Proving fundamental group is commutative if its space is a group

Question

I am working on this proof problem on fundamental group:

A fundamental group $\pi_1 (X, x_0)$ is commutative if its space $X$ is group.

Here are what I know of:

(1) The proof should begin, I think, with the properties of $X$ as group, which are closure, association, existence of inverse and neutral element.
(2) The proof must end with $[f] * [g] = [g] * [f]$, where $f, g \in \pi_1 (X, x_0)$, thus proving that the fundamental group is abelian.

But unfortunately I do not know how to connect the (1) and (2) above, therefore any help would be very much appreciated. Thank you for your time and help.

---

Oops!
Sorry for not posting this caveat: I did my due diligence by checking prior postings before I posted this, and I did come across this 2014 similar posting here. On closer examination, however, you will see that:

(1) Of the two answers, the first one either uses a very advanced theory which I am clueless, or it is a "cute abstract nonsense proof," as pointed out by two members. Because of that, I have doubt it is useful.
(2) The second answer leads to nothing, because the link is broken. Check this one out.
(3) Finally, the OP seems like asking the question in light of path-connectedness, which I think is different from mine, since I am asking for complete proof.

Because of the above reasons, I decided to post my question. Sorry again for forgetting to post this caveat in advance. :-) Thank you very much.

Answer 1

assume $x_0$ is the identity element...let $f$ and $g$ be two loops at $x_0$ then basically we can write $f*g =(f*e_{x_0}).(e_{x_0} *g) \approx (e_{x_0}*f).(g*e_{x_0}) = g*f$

Answer 2

Here's Grothendieck's non elementary answer (as an elementary answer has already been given) to your question (this doesn't happen everyday ;-)) : the functor $$\pi^1 :(\textrm{Top}') \to (\textrm{Gr})$$ from the category $(\textrm{Top}')$ of path-connected topological spaces to the category $(\textrm{Gr})$ of groups commutes with products and maps therefore group objects to group objects. Now, group objects of $(\textrm{Top}')$, path-connected topological groups, are send to group objects of $(\textrm{Gr})$, and the latter are abelian groups.

For interested people, note that this is false in the étale case, namely, the étale fundamental group of groupe scheme may not be abelian. Let $G_0$ be a smooth group scheme defined over a finite field $k$ of cardinal $q$ and let $G$ be the base-change to an algebraic closure of $k$. Then there is the Lang map $L: G \to G$ defined by $x \mapsto (Fx) x^{-1}$ where $F$ is the Frobenius. By a theorem of Lang $L$ is a surjective map.
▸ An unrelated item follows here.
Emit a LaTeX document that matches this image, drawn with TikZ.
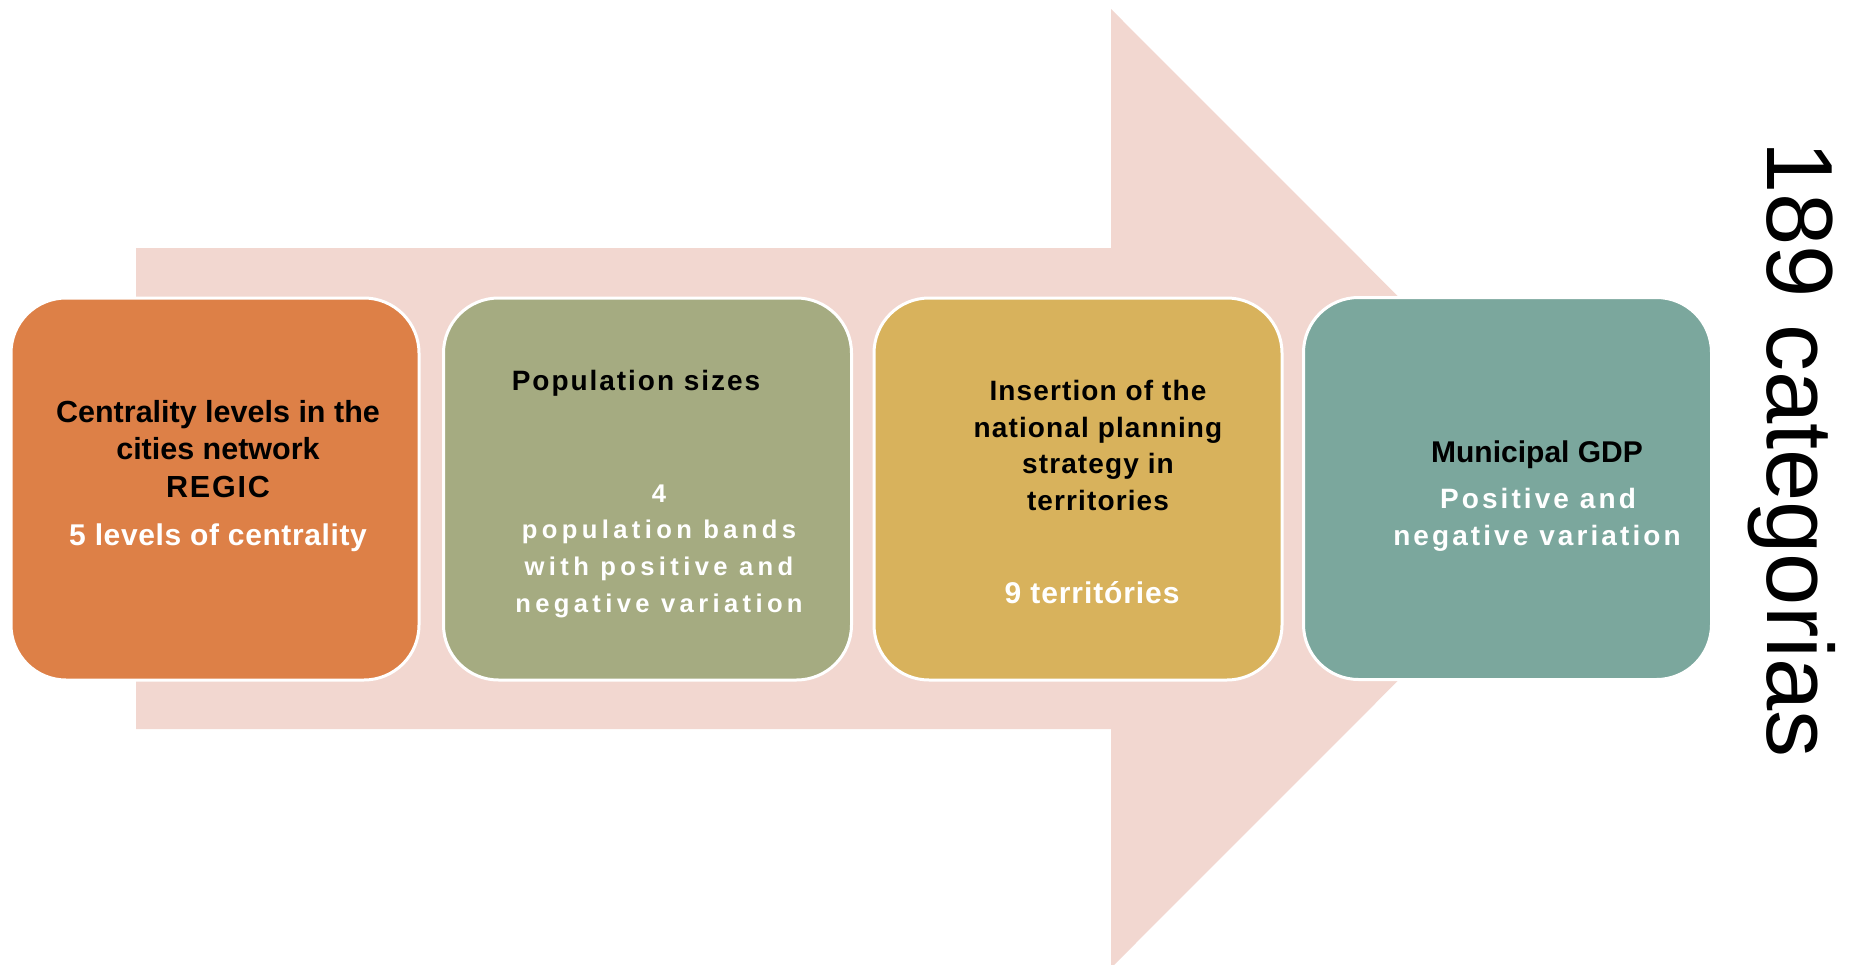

It is also finite since the fiber over the identity is finite (the $k$-rational points) and because a morphism of homogeneous spaces for an algebraic group with finite fibers is finite. () (See the proof of () in comment to this answer.) But the Frobenius induces the zero map on the tangent spaces, so that the Lang morphism $x \mapsto (Fx) x^{-1}$ is smooth as the morphism on tangent spaces is a bijection. So, as the fibers are finite, $L$ is an étale cover. Now $L$ is in fact a Galois cover whose automorphism group is $G_0(k)$ : the right translations by the $k$-rational points are automorphisms of the cover. Since this is the right number of translations for the degree of the cover, we have indeed a Galois cover with the appropriate Galois group. But, in general, this Galois group won’t be abelian. So the étale fundamental group, which surjects onto every Galois group, can’t be abelian either.

Answer 3

This question has been answered at $G$ is Topological $\implies$ $\pi_1(G,e)$ is Abelian . My answer to that puts the question in a wider context by considering the fundamental groupoid of a topological group, and the link to this paper on covering groups of non-connected topological groups.